Pearson is hedging its bets today on the future of publishing with this purchase, which is its second venture into self-publishing. Late last year Penguin (one of Pearson’s subs) generated a furor in the blogosphere when they added a self-pub service to the author community BookCountry.

And curiously enough, Penguin is going to be the one working closely with Author Solutions, not its parent company. According to the press release, Penguin will benefit the most from this purchase because it will  gain access to Author Solutions' expertise in online marketing, consumer analytics, professional services and user-generated content. Author Solutions is also reportedly going to get to use Penguin’s design, editorial and sales departments.

Penguin will gain access to ASI’s expertise in online marketing, consumer analytics, professional services and user-generated content. ASI will benefit from Penguin’s design, editorial and sales skills, and its strong international presence as it looks to expand outside the US.
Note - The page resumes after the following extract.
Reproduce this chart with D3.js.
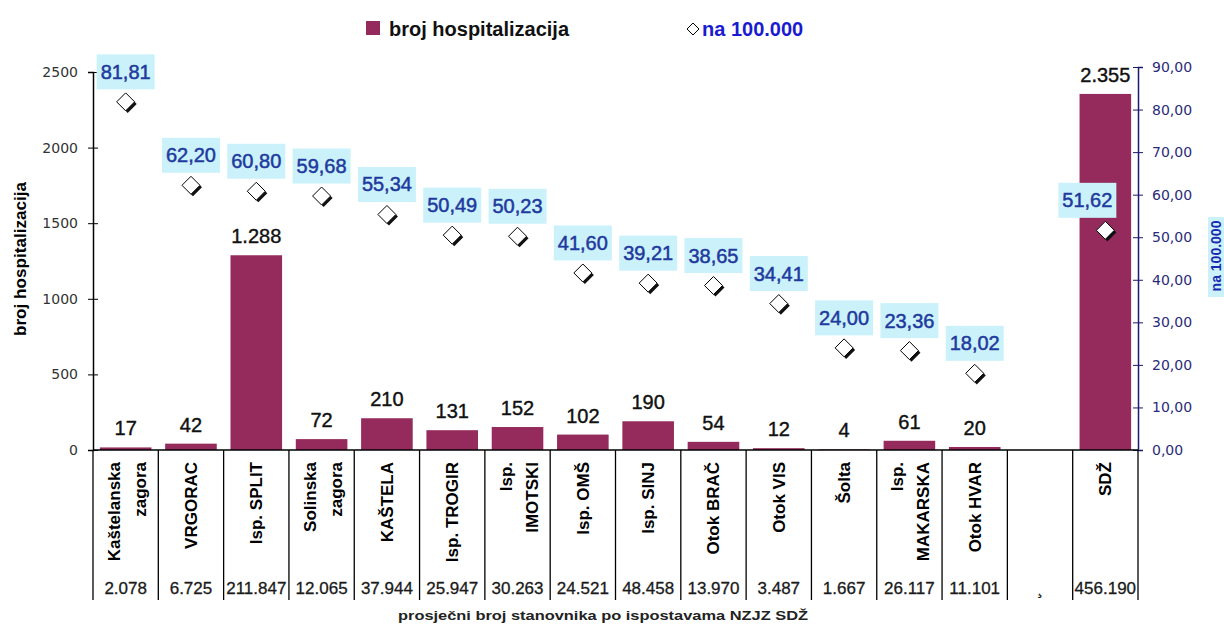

This is likely a good thin for Penguin, because it seems like this deal might be a case of fitting a square peg into a square hole (via LJN Dawson):

  • Book Country has been in need of tools/platform on the back end for quite some time. The question in situations like that is whether a company should build those tools itself or buy them.
  • Author Solutions certainly has its own brand(s), but one of its core strengths is providing white-label solutions.